-- START OF SUPPLIED INFORMATION --

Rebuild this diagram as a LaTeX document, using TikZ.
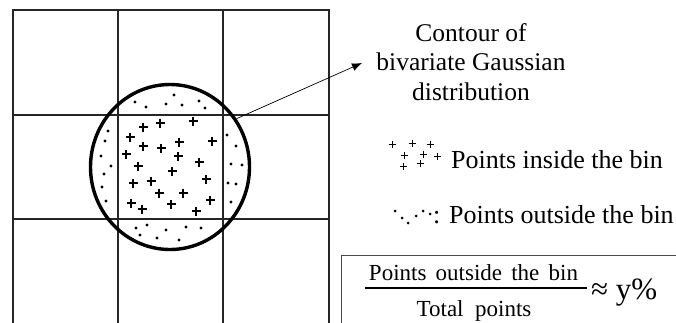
\documentclass[tikz,border=0pt]{standalone}
\usepackage{fontspec}
\setmainfont{Liberation Serif}
\usetikzlibrary{shapes.geometric,arrows.meta}
\begin{document}
\begin{tikzpicture}[x=1pt,y=-1pt,
  gridline/.style={line width=1.4pt,black!85},
  contourline/.style={line width=3.4pt,black},
  pointer/.style={line width=0.7pt,-{Latex[length=10pt,width=8pt]}},
  plusmark/.style={line width=1.2pt},
  lbl/.style={inner sep=0pt,font=\fontsize{25.5}{29.5}\selectfont},
  legend/.style={inner sep=0pt,font=\fontsize{26}{30}\selectfont},
  fractext/.style={inner sep=0pt,font=\fontsize{23}{26}\selectfont},
  framebox/.style={line width=0.9pt,black!70}]
\useasboundingbox (0,0) rectangle (676,322);
% grid
\draw[gridline] (13,323) -- (13,10) -- (329,10) -- (329,323);
\draw[gridline] (118,10) -- (118,323) (223,10) -- (223,323);
\draw[gridline] (13,115) -- (329,115) (13,219) -- (329,219);
% contour
\node[ellipse,draw,contourline,minimum width=159pt,minimum height=165pt,inner sep=0pt] (contour) at (170,167) {};
% plus marks inside bin
\foreach \x/\y in {143/127,160/123,193/121,130/137,143/146,161/148,179/142,212/141,126/154,178/156,199/162,138/166,172/171,133/183,151/181,206/179,159/193,183/193,131/203,142/209,171/204,210/200,196/211}
  \draw[plusmark] (\x-4.5,\y) -- (\x+4.5,\y) (\x,\y-4.5) -- (\x,\y+4.5);
% dots outside bin
\foreach \x/\y in {135/102,146/107,166/104,174/95,182/105,199/101,205/108,108/131,105/141,101/156,111/166,104/174,102/187,106/201,227/135,236/146,231/164,242/165,228/183,236/184,231/202,136/228,147/225,166/230,186/227,201/228,140/235,157/238,179/240}
  \fill (\x,\y) circle (1.6pt);
% label and arrow
\node[lbl,align=center] (title) at (471,62) {Contour of\\bivariate Gaussian\\distribution};
\coordinate (tip) at (362,63);
\draw[pointer] (contour.36) -- (tip);
% legend: inside
\foreach \x/\y in {392/144,412/143,430/144,404/155,423/154,437/156,403/166,420/163}
  \draw[line width=1pt] (\x-3.5,\y) -- (\x+3.5,\y) (\x,\y-3.5) -- (\x,\y+3.5);
\node[legend,anchor=base west] (inside) at (451,168) {Points inside the bin};
% legend: outside
\foreach \x/\y in {395/211,402/218,408/223,416/216,423/211,430/214}
  \fill (\x,\y) circle (1.5pt);
\node[legend,anchor=base west] (outside) at (433,223) {: Points outside the bin};
% ratio box
\draw[framebox] (341,330) -- (341,255) -- (680,255) -- (680,330);
\node[fractext,anchor=base] (num) at (473.5,280) {Points\hspace{0.4em}outside\hspace{0.4em}the\hspace{0.4em}bin};
\node[fractext,anchor=base] (den) at (474,316) {Total\hspace{0.5em}points};
\coordinate (barL) at (365,288);
\coordinate (barR) at (587,288);
\draw[line width=1.2pt] (barL) -- (barR);
\node[inner sep=0pt,anchor=west,font=\fontsize{31}{34}\selectfont] (ratio) at (591,293) {≈ y\%};
\end{tikzpicture}
\end{document}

-- END OF SUPPLIED INFORMATION --

◆ **TASK TO COMPLETE**
All of the lines above should be retyped precisely, apart from the pictures.

◆ **WRITTEN SOLUTION**
Rebuild this diagram as a LaTeX document, using TikZ.
\documentclass[tikz,border=0pt]{standalone}
\usepackage{fontspec}
\setmainfont{Liberation Serif}
\usetikzlibrary{shapes.geometric,arrows.meta}
\begin{document}
\begin{tikzpicture}[x=1pt,y=-1pt,
  gridline/.style={line width=1.4pt,black!85},
  contourline/.style={line width=3.4pt,black},
  pointer/.style={line width=0.7pt,-{Latex[length=10pt,width=8pt]}},
  plusmark/.style={line width=1.2pt},
  lbl/.style={inner sep=0pt,font=\fontsize{25.5}{29.5}\selectfont},
  legend/.style={inner sep=0pt,font=\fontsize{26}{30}\selectfont},
  fractext/.style={inner sep=0pt,font=\fontsize{23}{26}\selectfont},
  framebox/.style={line width=0.9pt,black!70}]
\useasboundingbox (0,0) rectangle (676,322);
% grid
\draw[gridline] (13,323) -- (13,10) -- (329,10) -- (329,323);
\draw[gridline] (118,10) -- (118,323) (223,10) -- (223,323);
\draw[gridline] (13,115) -- (329,115) (13,219) -- (329,219);
% contour
\node[ellipse,draw,contourline,minimum width=159pt,minimum height=165pt,inner sep=0pt] (contour) at (170,167) {};
% plus marks inside bin
\foreach \x/\y in {143/127,160/123,193/121,130/137,143/146,161/148,179/142,212/141,126/154,178/156,199/162,138/166,172/171,133/183,151/181,206/179,159/193,183/193,131/203,142/209,171/204,210/200,196/211}
  \draw[plusmark] (\x-4.5,\y) -- (\x+4.5,\y) (\x,\y-4.5) -- (\x,\y+4.5);
% dots outside bin
\foreach \x/\y in {135/102,146/107,166/104,174/95,182/105,199/101,205/108,108/131,105/141,101/156,111/166,104/174,102/187,106/201,227/135,236/146,231/164,242/165,228/183,236/184,231/202,136/228,147/225,166/230,186/227,201/228,140/235,157/238,179/240}
  \fill (\x,\y) circle (1.6pt);
% label and arrow
\node[lbl,align=center] (title) at (471,62) {Contour of\\bivariate Gaussian\\distribution};
\coordinate (tip) at (362,63);
\draw[pointer] (contour.36) -- (tip);
% legend: inside
\foreach \x/\y in {392/144,412/143,430/144,404/155,423/154,437/156,403/166,420/163}
  \draw[line width=1pt] (\x-3.5,\y) -- (\x+3.5,\y) (\x,\y-3.5) -- (\x,\y+3.5);
\node[legend,anchor=base west] (inside) at (451,168) {Points inside the bin};
% legend: outside
\foreach \x/\y in {395/211,402/218,408/223,416/216,423/211,430/214}
  \fill (\x,\y) circle (1.5pt);
\node[legend,anchor=base west] (outside) at (433,223) {: Points outside the bin};
% ratio box
\draw[framebox] (341,330) -- (341,255) -- (680,255) -- (680,330);
\node[fractext,anchor=base] (num) at (473.5,280) {Points\hspace{0.4em}outside\hspace{0.4em}the\hspace{0.4em}bin};
\node[fractext,anchor=base] (den) at (474,316) {Total\hspace{0.5em}points};
\coordinate (barL) at (365,288);
\coordinate (barR) at (587,288);
\draw[line width=1.2pt] (barL) -- (barR);
\node[inner sep=0pt,anchor=west,font=\fontsize{31}{34}\selectfont] (ratio) at (591,293) {≈ y\%};
\end{tikzpicture}
\end{document}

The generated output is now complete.